Whenever considering the film potential for one’s own work, remember that while books are a great source of content, adapting them for the screen requires intermediaries and industry knowledge. Changes must be made for book-based stories to appeal to producers, and each streaming service has its own eccentricities. For example, according to agents we heard speak on a panel at New York Rights Fair, Netflix is known as hands-off during development and doesn’t want to help shape the content; they want production companies to arrive at their door with a fully fleshed-out concept, with an existing platform and star power attached, so that Netflix can simply write the check and receive the product. Apple doesn’t want content with an anti-technology message—and they don’t want anything off-brand or too provocative. Amazon doesn’t want content that simply makes existing subscribers happy; if it doesn’t earn new subscribers, it’ll get cancelled.

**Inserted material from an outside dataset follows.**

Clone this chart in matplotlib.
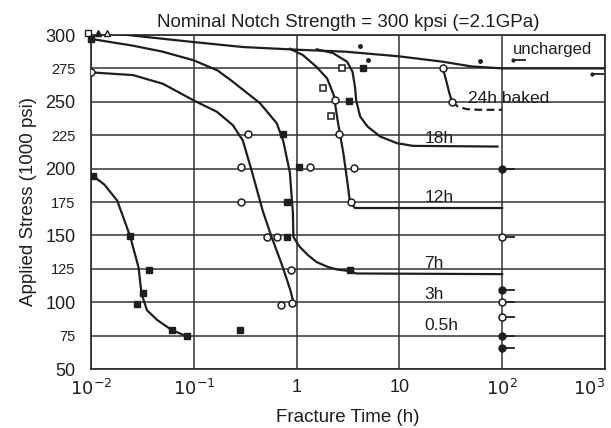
import matplotlib
matplotlib.use("Agg")
import matplotlib.pyplot as plt

plt.rcParams['font.family'] = ['Liberation Sans', 'DejaVu Sans']

# ---- curves (fracture time h, stress ksi) ----
uncharged_t = [0.0153, 0.03, 0.1, 0.3, 1.0, 3.0, 10, 26.5, 50, 100, 1000]
uncharged_s = [301.5, 299, 294.7, 291, 289, 287.5, 284, 280, 276.5, 275, 275]

baked_t = [26.5, 28.5, 30.5, 32.5]
baked_s = [275, 266, 257, 250]
baked_dash_t = [32.5, 37, 45, 60, 100]
baked_dash_s = [250, 246.5, 244.5, 244, 244]

h18_t = [1.57, 2.25, 3.1, 3.5, 3.7, 3.8, 4.15, 4.9, 6.5, 9.5, 13.6, 90]
h18_s = [289.3, 286.5, 280, 272.5, 261, 251, 239, 231.5, 224, 219, 217, 216.5]

h12_t = [0.86, 1.15, 1.57, 1.98, 2.3, 2.5, 2.85, 3.1, 3.3, 3.7, 100]
h12_s = [289.7, 285, 276, 267.5, 255, 236.5, 211.5, 191.5, 175, 170.5, 170.5]

h7_t = [0.0101, 0.0256, 0.05, 0.1, 0.17, 0.24, 0.44, 0.64, 0.74, 0.86, 0.92,
        0.93, 1.0, 1.07, 1.3, 1.57, 2.0, 2.45, 3.3, 3.8, 100]
h7_s = [297, 292, 287.5, 281, 273.5, 265, 249, 234, 221, 197, 167,
        149, 145, 141.5, 135, 130, 126.5, 124.5, 123.3, 121.5, 121]

h3_t = [0.0101, 0.0256, 0.05, 0.1, 0.168, 0.24, 0.30, 0.37, 0.47, 0.57, 0.72,
        0.87, 0.93]
h3_s = [272, 270, 263.5, 251, 242.5, 232.5, 221, 197, 168, 149, 128,
        109, 100]

h05_t = [0.0105, 0.0135, 0.018, 0.024, 0.029, 0.031, 0.035, 0.044, 0.061, 0.085]
h05_s = [194.5, 188, 176, 149.5, 126, 106.6, 94, 86.7, 79.2, 74.5]

# ---- data points ----
open_c_t = [0.0101, 0.34, 0.29, 0.29, 0.52, 0.64, 0.88, 0.70, 0.90, 1.36,
            2.35, 2.6, 3.6, 3.4, 26.5, 32.5]
open_c_s = [272, 226, 201, 175, 149, 149, 124, 98, 99.5, 201,
            251, 226, 200.5, 175, 275, 250]
open_sq_t = [2.76, 1.8, 2.15]
open_sq_s = [275.5, 260, 239]
fill_t = [0.0105, 0.024, 0.037, 0.032, 0.028, 0.061, 0.085, 0.28,
          0.74, 1.06, 0.81, 0.81, 3.3, 4.4, 3.2]
fill_s = [194.5, 149.5, 124, 107, 99, 79.2, 74.5, 79,
          226, 201, 175, 149, 124, 275, 250.5]
plus_t = [4.1, 4.9, 61]
plus_s = [292, 281.5, 280.5]

# top-left specimens at the nominal strength
top_t = [0.0093, 0.0117, 0.0143, 0.0101]
top_s = [301.5, 301.5, 301.5, 297]

# run-outs at 100 h and beyond (marker + arrow)
run_open_t = [100, 100, 100]
run_open_s = [149, 100, 89]
run_fill_t = [100, 100, 100, 100]
run_fill_s = [200, 109, 75, 66]
run_dot_t = [127, 740]
run_dot_s = [281, 271]

labels = ['uncharged', '24h baked', '18h', '12h', '7h', '3h', '0.5h']
label_t = [128, 47, 17.5, 17.5, 17.5, 17.5, 17.5]
label_s = [289.5, 252.6, 222.8, 178.7, 129, 105.4, 82.2]

yticks = [50, 75, 100, 125, 150, 175, 200, 225, 250, 275, 300]

fig = plt.figure(figsize=(6.11, 4.28), dpi=100)
ax = fig.add_axes([91/611, 1-369/428, 514/611, 334/428])
ax.set_xscale('log')
ax.set_xlim(0.01, 1000)
ax.set_ylim(50, 300)

ink = '#1e1e1e'
lw = 1.6
for t, s in [(uncharged_t, uncharged_s), (baked_t, baked_s), (h18_t, h18_s),
             (h12_t, h12_s), (h7_t, h7_s), (h3_t, h3_s), (h05_t, h05_s)]:
    ax.plot(t, s, color=ink, lw=lw, zorder=3, solid_joinstyle='round')
ax.plot(baked_dash_t, baked_dash_s, color=ink, lw=lw, ls=(0, (3.5, 2)), zorder=3)

ax.plot(open_c_t, open_c_s, 'o', ms=5, mfc='white', mec=ink, mew=1.1, zorder=4)
ax.plot(open_sq_t, open_sq_s, 's', ms=4.5, mfc='white', mec=ink, mew=1.1, zorder=4)
ax.plot(fill_t, fill_s, 's', ms=4.8, color=ink, zorder=4)
ax.plot(plus_t, plus_s, '.', ms=5, color=ink, zorder=4)

ax.plot(top_t[0], top_s[0], 's', ms=4.5, mfc='white', mec=ink, mew=1, clip_on=False, zorder=5)
ax.plot(top_t[1], top_s[1], '^', ms=4, color=ink, clip_on=False, zorder=5)
ax.plot(top_t[2], top_s[2], '^', ms=4, mfc='white', mec=ink, mew=1, clip_on=False, zorder=5)
ax.plot(top_t[3], top_s[3], 's', ms=5, color=ink, clip_on=False, zorder=5)

for t, s in zip(run_open_t + run_fill_t + run_dot_t, run_open_s + run_fill_s + run_dot_s):
    ax.plot([t * 1.08, t * 1.3], [s, s], color=ink, lw=1.3, zorder=3)
ax.plot(run_open_t, run_open_s, 'o', ms=5, mfc='white', mec=ink, mew=1.1, zorder=4)
ax.plot(run_fill_t, run_fill_s, 'o', ms=5, color=ink, zorder=4)
ax.plot(run_dot_t, run_dot_s, '.', ms=4, color=ink, zorder=4)

for lab, t, s in zip(labels, label_t, label_s):
    ax.text(t, s, lab, fontsize=12.5 if lab != 'uncharged' else 12, color=ink,
            ha='left', va='center', zorder=6)

ax.set_xticks([0.01, 0.1, 1, 10, 100, 1000])
ax.set_xticklabels([r'$10^{-2}$', r'$10^{-1}$', '1', '10', r'$10^{2}$', r'$10^{3}$'])
ax.minorticks_off()
ax.set_yticks(yticks)
ax.set_yticklabels([str(v) for v in yticks])
for v, lab in zip(yticks, ax.get_yticklabels()):
    lab.set_fontsize(13 if v % 50 == 0 else 10.5)
for lab in ax.get_xticklabels():
    lab.set_fontsize(13)
ax.get_xticklabels()[-1].set_horizontalalignment('right')
ax.get_xticklabels()[-1].set_x(1000)
ax.tick_params(axis='y', length=0, pad=11, colors=ink)
ax.tick_params(axis='x', length=0, pad=7, colors=ink)

ax.grid(True, color='#333333', lw=1.1)
ax.set_axisbelow(True)
for sp in ax.spines.values():
    sp.set_color('#333333')
    sp.set_linewidth(1.3)

ax.set_title('Nominal Notch Strength = 300 kpsi (=2.1GPa)', fontsize=13.5, color=ink, pad=6)
ax.set_xlabel('Fracture Time (h)', fontsize=13.5, color=ink, labelpad=7)
ax.set_ylabel('Applied Stress (1000 psi)', fontsize=13.5, color=ink, labelpad=6)

fig.savefig('out.png', dpi=100)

HBO is considered “glacial” compared to others.

Bottom line: We saw about five or six times the content from Shoot the Book! than we can highlight here, but there was a heavy emphasis on history, historical fiction, and what might be termed (ready for a new category?) “contemporary predicament fiction.” What we didn’t see is laugh-riot comedy, and we saw less crime drama than we might have expected. Perhaps audiences are feeling some crime fatigue—or maybe in these politically charged times they’re looking for something deeper than the next police procedural.